On the 23rd we left Mátherán. We started early in the morning for Narel, walked down the steep descent from Mátherán, then rode. We arrived hot and a little tired at Narel station, and the train came in at 10 a.m. We mounted the break, and much enjoyed the ascent of the Highlands, arriving in about three hours at Lanauli on the Bhore Ghát. At Lanauli we found a fairly comfortable hotel, though it was terribly hot. What made the heat worse was that most of the houses at Lanauli were covered with corrugated-iron roofs, which were bad for clothes, as they sweated rusty drops all over the room, which left long stains on one's linen and dresses. I came away with everything ruined. The air was delicious, like that of São Paulo or Damascus in the spring.

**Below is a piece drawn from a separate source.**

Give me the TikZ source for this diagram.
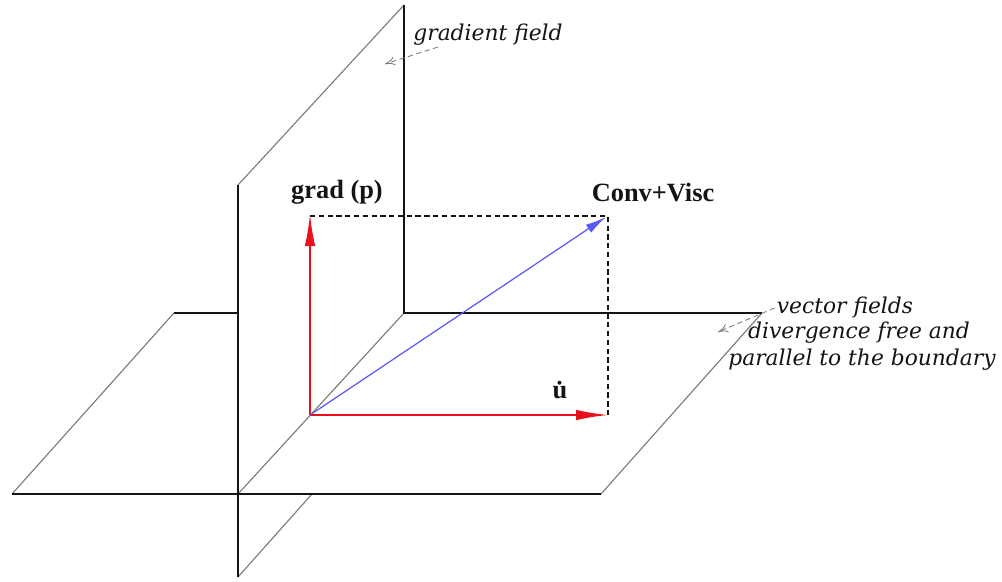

The next morning we were up and off at dawn to the Karla Caves. There was brought to the door at dawn for Richard a jibbing, backing pony, with vicious eyes, and for me a mangy horse like a knifeboard, spavined, with weak legs, and very aged, but nevertheless showing signs of "blood." On top of this poor beast was a saddle big enough for a girl of ten, and I, being eleven stone, felt ashamed to mount. However, there was nothing else to be done. We rode four miles along the road, and then crossed a river valley of the mountains. Here we descended, and had to climb a goatlike path until we came to what looked like a gash or ridge in the mountain-side, with a belt of trees.